━━ DATA EXTRACT ━━

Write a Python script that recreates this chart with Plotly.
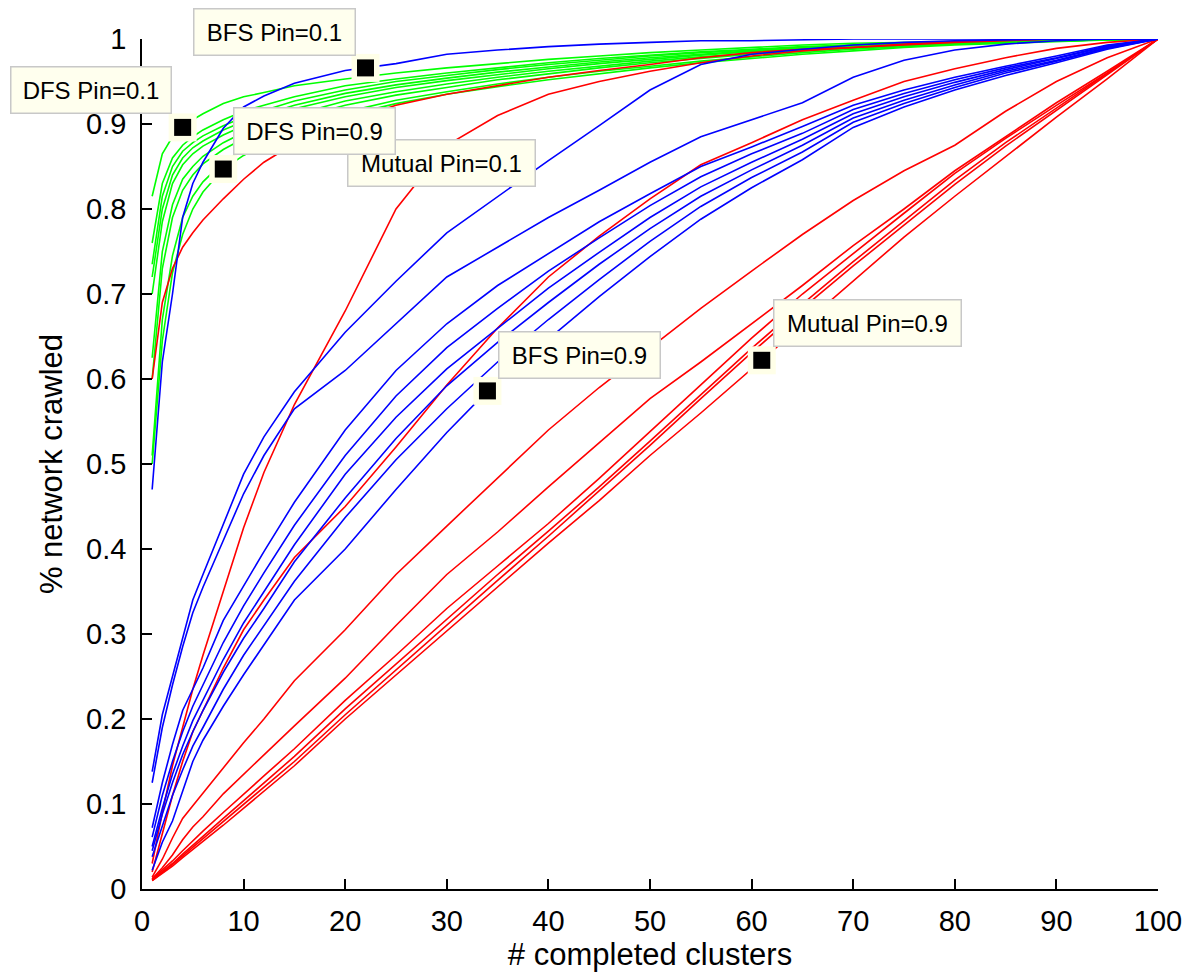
import plotly.graph_objects as go

# x positions (# completed clusters) at which values were read
clusters = [1, 2, 3, 4, 5, 6, 8, 10, 12, 15, 20, 25, 30, 35, 40, 45, 50, 55, 60, 65, 70, 75, 80, 85, 90, 95, 100]

# DFS (green)
dfs_01 = [0.815, 0.865, 0.885, 0.896, 0.905, 0.912, 0.924, 0.932, 0.937, 0.945, 0.953, 0.960, 0.966, 0.971, 0.976, 0.980, 0.984, 0.987, 0.990, 0.993, 0.995, 0.996, 0.997, 0.998, 0.999, 1.0, 1.0]
dfs_02 = [0.76, 0.83, 0.86, 0.875, 0.885, 0.893, 0.905, 0.915, 0.922, 0.932, 0.945, 0.953, 0.960, 0.966, 0.972, 0.977, 0.981, 0.985, 0.988, 0.991, 0.993, 0.995, 0.996, 0.997, 0.998, 0.999, 1.0]
dfs_03 = [0.735, 0.815, 0.85, 0.868, 0.878, 0.886, 0.898, 0.908, 0.916, 0.927, 0.94, 0.95, 0.957, 0.964, 0.97, 0.975, 0.98, 0.984, 0.987, 0.99, 0.993, 0.995, 0.996, 0.997, 0.998, 0.999, 1.0]
dfs_04 = [0.72, 0.80, 0.84, 0.86, 0.872, 0.88, 0.893, 0.903, 0.911, 0.922, 0.936, 0.946, 0.954, 0.961, 0.967, 0.973, 0.978, 0.982, 0.986, 0.989, 0.992, 0.994, 0.996, 0.997, 0.998, 0.999, 1.0]
dfs_05 = [0.70, 0.785, 0.83, 0.852, 0.865, 0.874, 0.887, 0.898, 0.906, 0.918, 0.932, 0.943, 0.951, 0.958, 0.965, 0.971, 0.976, 0.981, 0.985, 0.988, 0.991, 0.994, 0.995, 0.997, 0.998, 0.999, 1.0]
dfs_06 = [0.625, 0.75, 0.805, 0.835, 0.85, 0.862, 0.878, 0.89, 0.899, 0.911, 0.927, 0.938, 0.947, 0.955, 0.962, 0.968, 0.974, 0.979, 0.983, 0.987, 0.99, 0.993, 0.995, 0.996, 0.998, 0.999, 1.0]
dfs_07 = [0.60, 0.73, 0.79, 0.822, 0.84, 0.853, 0.87, 0.883, 0.893, 0.906, 0.922, 0.934, 0.943, 0.952, 0.959, 0.966, 0.972, 0.977, 0.982, 0.986, 0.989, 0.992, 0.994, 0.996, 0.998, 0.999, 1.0]
dfs_08 = [0.51, 0.67, 0.745, 0.79, 0.815, 0.832, 0.855, 0.87, 0.881, 0.896, 0.914, 0.928, 0.938, 0.947, 0.955, 0.962, 0.968, 0.974, 0.979, 0.984, 0.988, 0.991, 0.994, 0.996, 0.998, 0.999, 1.0]
dfs_09 = [0.50, 0.645, 0.725, 0.77, 0.80, 0.82, 0.847, 0.863, 0.876, 0.891, 0.91, 0.924, 0.935, 0.944, 0.952, 0.959, 0.966, 0.972, 0.977, 0.982, 0.986, 0.99, 0.993, 0.995, 0.997, 0.999, 1.0]

# BFS (blue)
bfs_01 = [0.47, 0.62, 0.70, 0.79, 0.83, 0.855, 0.895, 0.92, 0.933, 0.948, 0.963, 0.971, 0.982, 0.987, 0.991, 0.994, 0.996, 0.998, 0.998, 0.999, 1.0, 1.0, 1.0, 1.0, 1.0, 1.0, 1.0]
bfs_02 = [0.138, 0.205, 0.25, 0.295, 0.34, 0.37, 0.43, 0.488, 0.532, 0.585, 0.655, 0.715, 0.772, 0.815, 0.857, 0.898, 0.94, 0.97, 0.982, 0.988, 0.993, 0.996, 0.998, 0.999, 1.0, 1.0, 1.0]
bfs_03 = [0.125, 0.19, 0.24, 0.285, 0.325, 0.355, 0.41, 0.465, 0.51, 0.565, 0.61, 0.665, 0.72, 0.755, 0.79, 0.822, 0.855, 0.885, 0.905, 0.925, 0.955, 0.975, 0.987, 0.994, 0.998, 1.0, 1.0]
bfs_04 = [0.072, 0.125, 0.17, 0.21, 0.235, 0.26, 0.316, 0.357, 0.397, 0.455, 0.54, 0.61, 0.665, 0.71, 0.748, 0.785, 0.818, 0.85, 0.873, 0.897, 0.922, 0.94, 0.955, 0.968, 0.98, 0.993, 1.0]
bfs_05 = [0.061, 0.11, 0.15, 0.185, 0.215, 0.24, 0.29, 0.333, 0.372, 0.428, 0.51, 0.58, 0.637, 0.683, 0.727, 0.766, 0.804, 0.838, 0.865, 0.889, 0.917, 0.936, 0.952, 0.966, 0.978, 0.992, 1.0]
bfs_06 = [0.05, 0.095, 0.135, 0.168, 0.198, 0.222, 0.27, 0.313, 0.35, 0.405, 0.488, 0.555, 0.612, 0.66, 0.707, 0.749, 0.79, 0.826, 0.855, 0.882, 0.912, 0.932, 0.949, 0.964, 0.977, 0.991, 1.0]
bfs_07 = [0.045, 0.088, 0.125, 0.158, 0.185, 0.21, 0.255, 0.295, 0.33, 0.385, 0.46, 0.53, 0.592, 0.643, 0.69, 0.735, 0.777, 0.815, 0.846, 0.875, 0.907, 0.928, 0.946, 0.962, 0.975, 0.99, 1.0]
bfs_08 = [0.038, 0.075, 0.11, 0.14, 0.168, 0.19, 0.235, 0.275, 0.31, 0.362, 0.437, 0.505, 0.565, 0.62, 0.67, 0.717, 0.762, 0.803, 0.837, 0.867, 0.902, 0.924, 0.943, 0.96, 0.974, 0.989, 1.0]
bfs_09 = [0.022, 0.055, 0.08, 0.115, 0.15, 0.175, 0.215, 0.252, 0.287, 0.34, 0.40, 0.47, 0.537, 0.598, 0.647, 0.697, 0.744, 0.788, 0.825, 0.858, 0.896, 0.92, 0.94, 0.957, 0.972, 0.988, 1.0]

# Mutual (red)
mut_01 = [0.60, 0.69, 0.73, 0.755, 0.772, 0.787, 0.812, 0.835, 0.855, 0.877, 0.903, 0.922, 0.935, 0.945, 0.955, 0.963, 0.97, 0.978, 0.984, 0.988, 0.99, 0.993, 0.996, 0.998, 1.0, 1.0, 1.0]
mut_02 = [0.03, 0.09, 0.145, 0.19, 0.235, 0.275, 0.35, 0.425, 0.49, 0.57, 0.68, 0.80, 0.875, 0.91, 0.935, 0.95, 0.962, 0.972, 0.98, 0.986, 0.99, 0.994, 0.997, 0.999, 1.0, 1.0, 1.0]
mut_03 = [0.02, 0.065, 0.11, 0.15, 0.185, 0.21, 0.26, 0.305, 0.34, 0.39, 0.45, 0.52, 0.593, 0.66, 0.72, 0.768, 0.812, 0.852, 0.878, 0.905, 0.928, 0.95, 0.965, 0.978, 0.989, 0.996, 1.0]
mut_04 = [0.014, 0.035, 0.06, 0.083, 0.098, 0.113, 0.142, 0.172, 0.20, 0.245, 0.305, 0.37, 0.427, 0.484, 0.54, 0.59, 0.637, 0.683, 0.727, 0.77, 0.81, 0.845, 0.875, 0.915, 0.95, 0.978, 1.0]
mut_05 = [0.012, 0.025, 0.04, 0.058, 0.073, 0.085, 0.112, 0.135, 0.158, 0.192, 0.248, 0.31, 0.37, 0.42, 0.473, 0.525, 0.577, 0.62, 0.665, 0.71, 0.757, 0.80, 0.845, 0.885, 0.925, 0.962, 1.0]
mut_06 = [0.012, 0.022, 0.033, 0.045, 0.057, 0.068, 0.09, 0.112, 0.133, 0.165, 0.222, 0.275, 0.33, 0.38, 0.43, 0.483, 0.538, 0.593, 0.648, 0.70, 0.748, 0.795, 0.842, 0.883, 0.922, 0.96, 1.0]
mut_07 = [0.011, 0.02, 0.03, 0.041, 0.052, 0.062, 0.083, 0.104, 0.124, 0.156, 0.212, 0.265, 0.318, 0.37, 0.421, 0.473, 0.527, 0.582, 0.636, 0.688, 0.738, 0.786, 0.834, 0.878, 0.919, 0.959, 1.0]
mut_08 = [0.01, 0.019, 0.029, 0.039, 0.049, 0.059, 0.079, 0.099, 0.119, 0.15, 0.205, 0.258, 0.31, 0.363, 0.415, 0.468, 0.522, 0.577, 0.631, 0.683, 0.733, 0.781, 0.829, 0.874, 0.916, 0.957, 1.0]
mut_09 = [0.01, 0.018, 0.027, 0.037, 0.046, 0.056, 0.075, 0.095, 0.115, 0.145, 0.20, 0.252, 0.303, 0.355, 0.407, 0.457, 0.51, 0.56, 0.612, 0.664, 0.715, 0.767, 0.815, 0.862, 0.908, 0.953, 1.0]

# data tips
tip_labels = ["Mutual Pin=0.1", "BFS Pin=0.1", "DFS Pin=0.1", "DFS Pin=0.9", "BFS Pin=0.9", "Mutual Pin=0.9"]
tip_x = [19, 22, 4, 8, 34, 61]
tip_y = [0.898, 0.966, 0.896, 0.847, 0.586, 0.622]

x_ticks = [0, 10, 20, 30, 40, 50, 60, 70, 80, 90, 100]
y_ticks = [0, 0.1, 0.2, 0.3, 0.4, 0.5, 0.6, 0.7, 0.8, 0.9, 1]

FONT = "Liberation Sans, Arial, Helvetica, sans-serif"
LW = 1.6

fig = go.Figure()

groups = [
    ("#00FF00", [dfs_01, dfs_02, dfs_03, dfs_04, dfs_05, dfs_06, dfs_07, dfs_08, dfs_09], "DFS"),
    ("#FF0000", [mut_01, mut_02, mut_03, mut_04, mut_05, mut_06, mut_07, mut_08, mut_09], "Mutual"),
    ("#0000FF", [bfs_01, bfs_02, bfs_03, bfs_04, bfs_05, bfs_06, bfs_07, bfs_08, bfs_09], "BFS"),
]
for color, series, name in groups:
    for i, ys in enumerate(series):
        fig.add_trace(go.Scatter(
            x=clusters, y=ys, mode="lines",
            line=dict(color=color, width=LW),
            name=f"{name} Pin=0.{i+1}", showlegend=False, hoverinfo="skip",
        ))

# data-tip markers: cream halo + black square
fig.add_trace(go.Scatter(x=tip_x, y=tip_y, mode="markers",
                         marker=dict(symbol="square", size=28, color="rgb(255,255,232)", line=dict(width=0)),
                         showlegend=False, hoverinfo="skip", cliponaxis=False))
fig.add_trace(go.Scatter(x=tip_x, y=tip_y, mode="markers",
                         marker=dict(symbol="square", size=17, color="black", line=dict(width=0)),
                         showlegend=False, hoverinfo="skip", cliponaxis=False))

# annotation boxes (anchor corner in data coordinates)
box_specs = [
    # label, x, y, xanchor, yanchor, width
    ("Mutual Pin=0.1", 20.18, 0.826, "left", "bottom", 189),
    ("BFS Pin=0.1", 21.06, 0.980, "right", "bottom", 163),
    ("DFS Pin=0.1", 2.95, 0.912, "right", "bottom", 162),
    ("DFS Pin=0.9", 8.96, 0.8635, "left", "bottom", 163),
    ("BFS Pin=0.9", 35.04, 0.600, "left", "bottom", 163),
    ("Mutual Pin=0.9", 62.1, 0.6376, "left", "bottom", 189),
]
BW = 1.5
for label, ax_, ay_, xa, ya, w in box_specs:
    fig.add_annotation(
        x=ax_, y=ay_, xref="x", yref="y", text=label, showarrow=False,
        xanchor=xa, yanchor=ya,
        font=dict(family=FONT, size=24, color="black"),
        bgcolor="rgb(255,255,238)", bordercolor="rgb(200,200,200)", borderwidth=BW,
        borderpad=0, width=w - 2 * BW, height=48 - 2 * BW, align="center", valign="middle",
    )

axis_common = dict(
    showline=True, linecolor="black", linewidth=1.5, mirror=False,
    ticks="inside", ticklen=10, tickwidth=1.5, tickcolor="black",
    showgrid=False, zeroline=False,
    tickfont=dict(family=FONT, size=29, color="black"),
)

fig.update_xaxes(range=[0, 100], tickvals=x_ticks, ticktext=[str(v) for v in x_ticks],
                 title=dict(text="# completed clusters", font=dict(family=FONT, size=31, color="black"), standoff=2),
                 ticklabelstandoff=5, **axis_common)
fig.update_yaxes(range=[0, 1], tickvals=y_ticks, ticktext=[f"{v:g}" for v in y_ticks],
                 title=dict(text="% network crawled", font=dict(family=FONT, size=31, color="black"), standoff=14),
                 ticklabelstandoff=8, **axis_common)

fig.update_layout(
    width=1196, height=973,
    margin=dict(l=142, r=38, t=39, b=84),
    paper_bgcolor="white", plot_bgcolor="white",
    showlegend=False,
)

fig.write_html("out.html")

━━━

TO DO: Every line from the start of the listing above through the line with "90, 95, 100]" should be repeated exactly; skip the pictures and add nothing else.

ANSWER TO THIS EXERCISE:
Write a Python script that recreates this chart with Plotly.
import plotly.graph_objects as go

# x positions (# completed clusters) at which values were read
clusters = [1, 2, 3, 4, 5, 6, 8, 10, 12, 15, 20, 25, 30, 35, 40, 45, 50, 55, 60, 65, 70, 75, 80, 85, 90, 95, 100]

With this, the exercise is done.